La oratoria de la potencia imperial se centra en su “preocupación” por la democracia en el mundo. De ahí que sorprendan las declaraciones, cargadas de cinismo, de Kissinger: “No podemos hacernos responsables por las decisiones erradas de un pueblo.” Los anuncios de una reforma agraria y la decisión de Allende de nacionalizar el cobre chileno, fueron motivos suficientes para que Estados Unidos decidiera despreciar la voluntad popular expresada en las urnas, participara en la organización de un sangriento golpe de estado y apoyase una dictadura militar, pese a ser Chile un país con larga tradición democrática y pacífica.

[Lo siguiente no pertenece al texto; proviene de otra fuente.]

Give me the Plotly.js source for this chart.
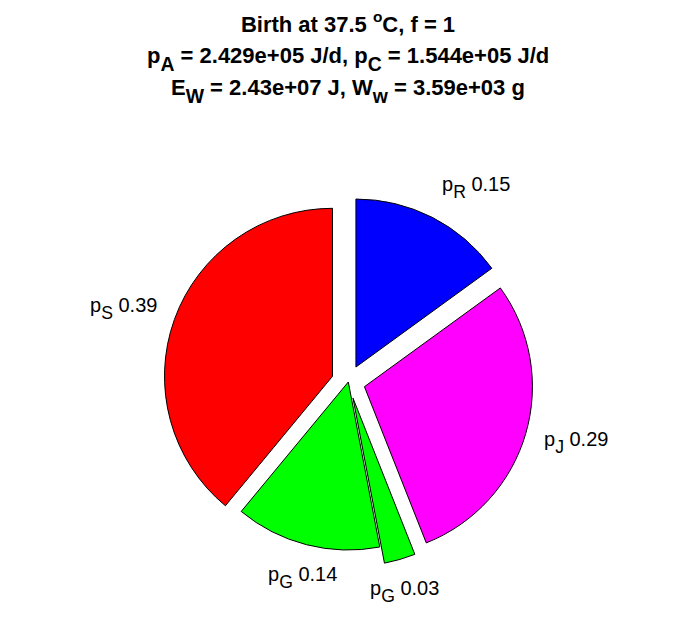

La repercusión internacional fue inmediata, en especial en el continente latinoamericano. Una década después del triunfo de la revolución cubana el experimento de la Unidad Popular había significado explorar una vía diferente para las izquierdas latinoamericanas, divididas por el debate sobre la lucha armada, en especial tras la fracasada intentona del Ché Guevara, muerto en Bolivia en octubre de 1967. La opción electoral y gradualista se iba a fortalecer el 4 de septiembre de 1970 al obtener la candidatura de la Unidad Popular el 36.3% de los votos y constituirse en primera minoría, triunfo ratificado el 24 de octubre al ser elegido por el Congreso chileno el socialista Salvador Allende como presidente del país. Su derrocamiento y la consolidación de la dictadura del general Pinochet tras el golpe que encabezó el 11 de septiembre de 1973, con miles de desaparecidos, torturados y asesinados, suponía el triunfo de la opción terrorista y neoliberal, así como el cierre de la vía pacífica y electoral hacia el cambio rumbo al socialismo.

En el caso de El Salvador, donde la oposición acababa de sufrir una decepción amarga al serle negada su victoria en las elecciones de 1972, los sucesos chilenos vinieron a fortalecer la tesis de que ante el cierre de espacios por la dictadura, ante el fraude y la represión, sólo las opciones violentas podrían abrirse camino para una correlación de fuerzas más favorable a los intereses populares. Crecía la vitalidad y presencia de las organizaciones populares vinculadas a las guerrillas, así como la actividad insurgente de las mismas.

Las dictaduras del cono sur y en especial el golpe pinochetista parecían demostrar la justeza de la lucha armada en condiciones de dictadura y terrorismo de estado, como era la situación en El Salvador. Cosa que los partidos de la Unión Nacional Opositora tuvieron finalmente que valorar, sobre todo después de ser víctimas de fraude nuevamente en las elecciones de 1977 y con la evidente escalada represiva de parte del régimen. Para abrir al pueblo las anchas alamedas que visionariamente pronosticó Salvador Allende, en su última alocución radial antes de su heroica muerte, haría falta primero buscar por la vía insurreccional y violentamente lo que no se permitía por cauces pacíficos.

No obstante, una vez recorridos los oscuros años de la noche fascista, el fiero combate entre tiniebla y aurora de la década del conflicto armado y el esperanzado amanecer de los acuerdos de paz, hoy, con la claridad e iluminación del sol de mediodía de la actual transición democrática, puede vislumbrarse más claramente la contribución de Allende y sus compañeros y compañeras de la Unidad Popular. Han hecho que un mejor porvenir para toda la América nuestra fuera finalmente posible.

Como un recordatorio de los riesgos que la democracia corre, como símbolo de la amenaza del peor terrorismo que existe, el terrorismo de estado, como repudio a las peores formas de intervención imperialista, es que la memoria del once de septiembre sigue – y debe seguir – viva y vigente.